YOUR INSTRUCTIONS:
Write out the listing from the line with "Clone this chart in matplotlib." to the line with "from matplotlib.ticker import", both lines included, exactly and nothing beyond. Leave pictures out.

Rows from a dataset:

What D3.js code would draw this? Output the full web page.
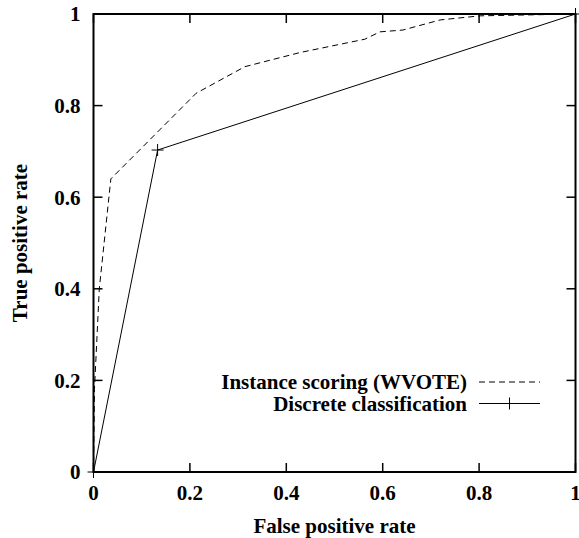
<!DOCTYPE html>
<html>
<head>
<meta charset="utf-8">
<script src="https://cdn.jsdelivr.net/npm/d3@7"></script>
<style>
  body { margin: 0; background: #fff; }
  text { font-family: "Liberation Serif", "Times New Roman", serif; font-weight: bold; fill: #000; }
</style>
</head>
<body>
<div id="chart"></div>
<script>
// ROC curves
var wvoteFpr = [0, 0.002, 0.012, 0.036, 0.213, 0.314, 0.429, 0.563, 0.594, 0.642, 0.719, 0.802, 1];
var wvoteTpr = [0, 0.18, 0.40, 0.640, 0.827, 0.885, 0.916, 0.945, 0.961, 0.965, 0.987, 0.996, 1];

var discreteFpr = [0, 0.133, 1];
var discreteTpr = [0, 0.703, 1];

var tickValues = [0, 0.2, 0.4, 0.6, 0.8, 1];
var legendLabels = ["Instance scoring (WVOTE)", "Discrete classification"];

var W = 579, H = 538;
var padL = 93.5, padT = 14, plotW = 482, plotH = 458;
var fontSize = "21px";

var svg = d3.select("#chart").append("svg")
    .attr("width", W)
    .attr("height", H);

var x = d3.scaleLinear().domain([0, 1]).range([0, plotW]);
var y = d3.scaleLinear().domain([0, 1]).range([plotH, 0]);

var g = svg.append("g").attr("transform", "translate(" + padL + "," + padT + ")");

// ticks (inside, mirrored on all four sides)
var tickLen = 9;
tickValues.forEach(function(v){
    g.append("line").attr("x1", x(v)).attr("x2", x(v)).attr("y1", plotH).attr("y2", plotH - tickLen)
        .attr("stroke", "#000").attr("stroke-width", 1.5);
    g.append("line").attr("x1", x(v)).attr("x2", x(v)).attr("y1", 0).attr("y2", tickLen)
        .attr("stroke", "#000").attr("stroke-width", 1.5);
    g.append("line").attr("y1", y(v)).attr("y2", y(v)).attr("x1", 0).attr("x2", tickLen)
        .attr("stroke", "#000").attr("stroke-width", 1.5);
    g.append("line").attr("y1", y(v)).attr("y2", y(v)).attr("x1", plotW).attr("x2", plotW - tickLen)
        .attr("stroke", "#000").attr("stroke-width", 1.5);
});

// tick labels
var fmt = function(v){ return v === 0 || v === 1 ? String(v) : d3.format(".1f")(v); };
g.selectAll(".xl").data(tickValues).enter().append("text")
    .attr("x", function(d){ return x(d); })
    .attr("y", plotH + 21)
    .attr("dy", "0.35em")
    .attr("text-anchor", "middle")
    .style("font-size", fontSize)
    .text(fmt);
g.selectAll(".yl").data(tickValues).enter().append("text")
    .attr("x", -13)
    .attr("y", function(d){ return y(d); })
    .attr("dy", "0.35em")
    .attr("text-anchor", "end")
    .style("font-size", fontSize)
    .text(fmt);

// axis titles
svg.append("text")
    .attr("x", padL + plotW / 2)
    .attr("y", 526)
    .attr("dy", "0.35em")
    .attr("text-anchor", "middle")
    .style("font-size", fontSize)
    .text("False positive rate");
svg.append("text")
    .attr("transform", "translate(20," + (padT + plotH / 2) + ") rotate(-90)")
    .attr("dy", "0.35em")
    .attr("text-anchor", "middle")
    .style("font-size", fontSize)
    .text("True positive rate");

// curves
var line = d3.line()
    .x(function(d){ return x(d[0]); })
    .y(function(d){ return y(d[1]); });

var wvote = d3.zip(wvoteFpr, wvoteTpr);
var discrete = d3.zip(discreteFpr, discreteTpr);

g.append("path").datum(wvote)
    .attr("d", line)
    .attr("fill", "none")
    .attr("stroke", "#000")
    .attr("stroke-width", 1)
    .attr("stroke-dasharray", "6,4");

g.append("path").datum(discrete)
    .attr("d", line)
    .attr("fill", "none")
    .attr("stroke", "#000")
    .attr("stroke-width", 1);

function plus(sel, cx, cy){
    sel.append("path")
        .attr("d", "M" + (cx - 6) + "," + cy + "H" + (cx + 6) + "M" + cx + "," + (cy - 6) + "V" + (cy + 6))
        .attr("stroke", "#000")
        .attr("stroke-width", 1)
        .attr("fill", "none");
}
discrete.forEach(function(d){ plus(g, x(d[0]), y(d[1])); });

// frame
g.append("rect")
    .attr("width", plotW)
    .attr("height", plotH)
    .attr("fill", "none")
    .attr("stroke", "#000")
    .attr("stroke-width", 2);

// legend
var legX = 467, legY = 382, legGap = 21.5;
legendLabels.forEach(function(lab, i){
    var ly = legY + i * legGap;
    svg.append("text")
        .attr("x", legX)
        .attr("y", ly)
        .attr("dy", "0.35em")
        .attr("text-anchor", "end")
        .style("font-size", fontSize)
        .text(lab);
    var ln = svg.append("line")
        .attr("x1", 479).attr("x2", 540)
        .attr("y1", ly).attr("y2", ly)
        .attr("stroke", "#000").attr("stroke-width", 1);
    if (i === 0) ln.attr("stroke-dasharray", "6,4");
    else plus(svg, 509.5, ly);
});
</script>
</body>
</html>
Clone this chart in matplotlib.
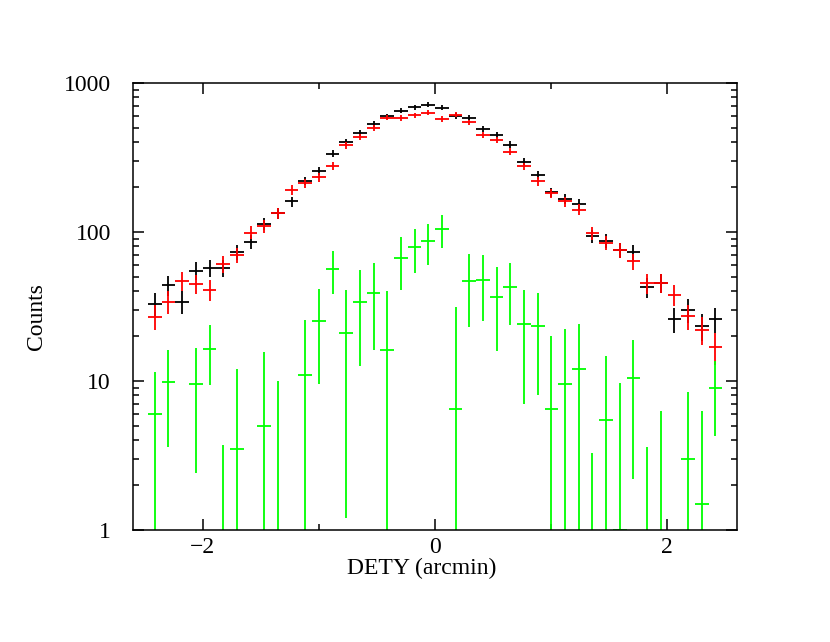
import numpy as np
import matplotlib
matplotlib.use("Agg")
import matplotlib.pyplot as plt
from matplotlib.ticker import FixedLocator, NullFormatter, LogLocator

# ---------------- data ----------------
n_bins = 42
x_first, x_last = -2.414, 2.414
bin_centers = np.linspace(x_first, x_last, n_bins)
half_width = (x_last - x_first) / (n_bins - 1) / 2.0

black_counts = [33, 44, 34, 55, 57, 57, 73, 86, 113, 133,
                160, 220, 258, 334, 399, 464, 530, 597, 652, 683,
                715, 680, 600, 585, 493, 448, 385, 296, 241, 184,
                166, 153, 93.5, 87.5, 75.7, 73.4, 42.5, 45.7, 25.9, 30,
                23.4, 25.9]
red_counts = [27, 34, 47, 45, 41, 61, 70, 99, 109, 133,
              191, 212, 232, 278, 380, 436, 496, 585, 582, 604,
              632, 573, 610, 542, 448, 414, 344, 275, 219, 181,
              160, 141, 98, 84.4, 76, 63.5, 45.2, 45.7, 37.9, 27.2,
              22.1, 17]

# green: net counts and 1-sigma errors (nan = not shown)
green_counts = [6.0, 9.9, np.nan, 9.5, 16.5, 0.0, 3.5, np.nan, 5.0, 0.0,
                np.nan, 11.0, 25.4, 56.1, 20.9, 34.1, 39.0, 16.0, 66.5, 79.3,
                86.5, 104.0, 6.45, 46.9, 47.8, 36.8, 42.9, 24.0, 23.5, 6.45,
                9.5, 12.0, 0.0, 5.5, 1.0, 10.5, 0.0, 0.0, np.nan, 3.0,
                1.5, 9.0]
green_errors = [5.5, 6.3, np.nan, 7.1, 7.1, 3.7, 8.6, np.nan, 10.7, 10.0,
                np.nan, 14.8, 15.9, 18.0, 19.7, 21.5, 23.0, 24.4, 25.5, 26.0,
                26.5, 25.6, 24.8, 24.0, 22.5, 21.0, 19.2, 17.0, 15.5, 13.6,
                12.8, 12.1, 3.3, 9.3, 8.7, 8.3, 3.6, 6.25, np.nan, 5.4,
                4.8, 4.7]

x_ticks_major = [-2, 0, 2]
x_ticks_minor = [-1, 1]
y_ticks = [1, 10, 100, 1000]
y_tick_labels = ["1", "10", "100", "1000"]

# ---------------- plot ----------------
plt.rcParams['font.family'] = ['Liberation Serif', 'DejaVu Serif']

fig = plt.figure(figsize=(8.3, 6.42), dpi=100)
ax = fig.add_axes([0.1605, 0.1745, 0.7275, 0.6965])
ax.set_yscale('log')

LW = 1.3
FLOOR = 0.05
FS = 17


def draw_series(counts, errors, color):
    c = np.asarray(counts, dtype=float)
    e = np.asarray(errors, dtype=float)
    ok = ~np.isnan(c)
    xc, cc, ee = bin_centers[ok], c[ok], e[ok]
    lo = np.maximum(cc - ee, FLOOR)
    hi = cc + ee
    ax.vlines(xc, lo, hi, colors=color, linewidth=LW)
    pos = cc > 0
    ax.hlines(cc[pos], xc[pos] - half_width, xc[pos] + half_width,
              colors=color, linewidth=LW)


black_arr = np.asarray(black_counts, dtype=float)
red_arr = np.asarray(red_counts, dtype=float)
draw_series(black_arr, np.sqrt(black_arr), 'black')
draw_series(red_arr, np.sqrt(red_arr), '#ff0000')
draw_series(green_counts, green_errors, '#00ff00')

ax.set_xlim(-2.6, 2.6)
ax.set_ylim(1, 1000)

ax.xaxis.set_major_locator(FixedLocator(x_ticks_major))
ax.xaxis.set_minor_locator(FixedLocator(x_ticks_minor))
ax.set_xticklabels(['\u22122', '0', '2'])
ax.yaxis.set_major_locator(FixedLocator(y_ticks))
ax.set_yticklabels(y_tick_labels)
ax.yaxis.set_minor_locator(LogLocator(base=10, subs=np.arange(2, 10)))
ax.yaxis.set_minor_formatter(NullFormatter())

ax.tick_params(which='both', direction='in', top=True, right=True,
               width=1.1, colors='black', labelsize=FS)
ax.tick_params(which='major', length=8)
ax.tick_params(which='minor', length=4.6)
ax.tick_params(axis='y', which='major', pad=16)
ax.tick_params(axis='x', which='major', pad=5)

for s in ax.spines.values():
    s.set_linewidth(1.1)

ax.set_xlabel('DETY (arcmin)', fontsize=FS)
ax.xaxis.label.set_va('baseline')
ax.xaxis.set_label_coords(0.478, -0.098)
ax.set_ylabel('Counts', fontsize=FS)
ax.yaxis.label.set_va('center')
ax.yaxis.set_label_coords(-0.1594, 0.4765)

fig.savefig('out.png', dpi=100)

RESULT OF THIS TASK:
Clone this chart in matplotlib.
import numpy as np
import matplotlib
matplotlib.use("Agg")
import matplotlib.pyplot as plt
from matplotlib.ticker import FixedLocator, NullFormatter, LogLocator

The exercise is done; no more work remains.